Other phenomena might also help explain déjà vu, such as inattentiveness. Because we often navigate the world on autopilot, we take in much of our surroundings on an unconscious level. People who text on their cell phones while walking are only superficially aware of the shops and pedestrians they are passing. Perhaps an episode of déjà vu begins during such a moment. When we emerge into full awareness, we might do a perceptual double take. We are struck by a strange sense of familiarity because we saw the scene just moments before, unconsciously.
In a recent study, Elizabeth Marsh of Duke University and I investigated this idea. We showed participants dozens of unique symbols. Some of them were flashed too quickly for participants to consciously detect before they were revealed for longer viewing. Our participants were significantly more likely to identify a novel symbol as familiar if they had subconsciously glimpsed the image before.

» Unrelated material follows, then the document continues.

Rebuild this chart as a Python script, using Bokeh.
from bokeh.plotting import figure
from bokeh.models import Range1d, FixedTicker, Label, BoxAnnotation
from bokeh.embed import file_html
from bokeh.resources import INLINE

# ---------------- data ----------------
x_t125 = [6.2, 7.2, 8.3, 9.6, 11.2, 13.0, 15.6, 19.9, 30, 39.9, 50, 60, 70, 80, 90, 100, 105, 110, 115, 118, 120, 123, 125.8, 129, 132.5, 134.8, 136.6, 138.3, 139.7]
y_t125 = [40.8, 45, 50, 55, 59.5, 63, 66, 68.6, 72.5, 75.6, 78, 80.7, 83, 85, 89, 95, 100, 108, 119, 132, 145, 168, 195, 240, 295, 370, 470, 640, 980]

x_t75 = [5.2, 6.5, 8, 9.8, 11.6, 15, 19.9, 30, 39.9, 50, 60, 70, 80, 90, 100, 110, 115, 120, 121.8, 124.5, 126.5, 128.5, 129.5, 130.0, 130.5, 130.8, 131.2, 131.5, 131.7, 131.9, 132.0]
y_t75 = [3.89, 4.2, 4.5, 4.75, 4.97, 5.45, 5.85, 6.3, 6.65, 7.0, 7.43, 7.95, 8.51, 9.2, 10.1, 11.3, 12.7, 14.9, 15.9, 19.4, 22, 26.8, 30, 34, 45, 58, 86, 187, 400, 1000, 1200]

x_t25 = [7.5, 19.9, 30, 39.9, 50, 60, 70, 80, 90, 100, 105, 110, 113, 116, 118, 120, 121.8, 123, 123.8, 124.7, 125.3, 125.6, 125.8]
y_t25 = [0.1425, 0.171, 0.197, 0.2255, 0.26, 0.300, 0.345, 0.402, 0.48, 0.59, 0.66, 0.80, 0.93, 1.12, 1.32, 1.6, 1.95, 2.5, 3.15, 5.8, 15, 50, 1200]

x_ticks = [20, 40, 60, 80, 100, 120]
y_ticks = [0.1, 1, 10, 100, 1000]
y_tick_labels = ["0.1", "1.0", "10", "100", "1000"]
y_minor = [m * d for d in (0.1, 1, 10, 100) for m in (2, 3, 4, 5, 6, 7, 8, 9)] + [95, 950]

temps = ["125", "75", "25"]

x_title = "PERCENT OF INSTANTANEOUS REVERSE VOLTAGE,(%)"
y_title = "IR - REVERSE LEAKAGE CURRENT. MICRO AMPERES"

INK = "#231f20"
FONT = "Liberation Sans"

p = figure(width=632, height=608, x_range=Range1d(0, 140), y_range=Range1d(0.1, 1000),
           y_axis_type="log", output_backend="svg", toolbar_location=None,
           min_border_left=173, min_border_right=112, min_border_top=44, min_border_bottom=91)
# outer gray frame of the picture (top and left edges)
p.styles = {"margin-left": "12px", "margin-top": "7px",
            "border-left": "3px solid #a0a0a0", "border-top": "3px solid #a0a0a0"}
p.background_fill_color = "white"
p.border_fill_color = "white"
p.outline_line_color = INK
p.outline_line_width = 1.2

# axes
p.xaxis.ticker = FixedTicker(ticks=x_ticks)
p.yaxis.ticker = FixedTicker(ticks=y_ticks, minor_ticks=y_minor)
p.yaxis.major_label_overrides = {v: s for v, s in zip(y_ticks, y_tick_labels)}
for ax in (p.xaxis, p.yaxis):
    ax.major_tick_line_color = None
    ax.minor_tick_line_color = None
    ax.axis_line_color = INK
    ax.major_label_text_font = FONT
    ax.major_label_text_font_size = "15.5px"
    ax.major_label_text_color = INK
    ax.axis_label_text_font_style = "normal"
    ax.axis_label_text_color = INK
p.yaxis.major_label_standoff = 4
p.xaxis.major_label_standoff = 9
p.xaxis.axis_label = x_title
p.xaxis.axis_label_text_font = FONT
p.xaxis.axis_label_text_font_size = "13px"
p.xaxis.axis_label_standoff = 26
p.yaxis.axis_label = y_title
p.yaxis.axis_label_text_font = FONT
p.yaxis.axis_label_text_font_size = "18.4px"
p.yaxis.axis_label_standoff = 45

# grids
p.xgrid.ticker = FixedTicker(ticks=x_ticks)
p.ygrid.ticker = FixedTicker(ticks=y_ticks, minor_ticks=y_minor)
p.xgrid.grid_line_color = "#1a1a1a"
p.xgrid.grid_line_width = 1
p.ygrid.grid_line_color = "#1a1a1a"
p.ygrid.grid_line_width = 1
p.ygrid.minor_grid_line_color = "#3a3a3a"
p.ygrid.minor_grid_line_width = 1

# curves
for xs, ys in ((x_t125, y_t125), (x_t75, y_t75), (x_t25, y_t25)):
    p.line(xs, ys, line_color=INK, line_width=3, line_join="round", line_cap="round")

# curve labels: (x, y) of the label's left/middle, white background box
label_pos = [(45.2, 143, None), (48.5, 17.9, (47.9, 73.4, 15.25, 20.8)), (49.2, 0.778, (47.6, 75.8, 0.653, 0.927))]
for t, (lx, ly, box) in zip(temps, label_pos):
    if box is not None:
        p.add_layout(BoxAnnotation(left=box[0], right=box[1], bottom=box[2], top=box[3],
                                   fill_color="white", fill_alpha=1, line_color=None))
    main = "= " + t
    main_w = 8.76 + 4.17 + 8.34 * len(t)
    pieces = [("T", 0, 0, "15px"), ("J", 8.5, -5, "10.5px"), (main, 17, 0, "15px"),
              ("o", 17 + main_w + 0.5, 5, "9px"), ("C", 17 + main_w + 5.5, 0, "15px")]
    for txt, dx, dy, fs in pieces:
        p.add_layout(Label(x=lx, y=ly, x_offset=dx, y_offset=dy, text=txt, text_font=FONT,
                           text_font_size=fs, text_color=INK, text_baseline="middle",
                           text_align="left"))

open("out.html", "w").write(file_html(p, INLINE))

A third possibility is that we have forgotten the prior experience. The psychology literature is replete with stories of adults visiting a notable place, such as a castle, and becoming overwhelmed by an uncanny sense of having been there before. Their parents, however, clued them in: they had been to the castle as a very young child. Similarly, television and photographs can breed a false sense of familiarity later on. For example, having watched a documentary on a castle a decade ago might lead to a sense of déjà vu when you visit it.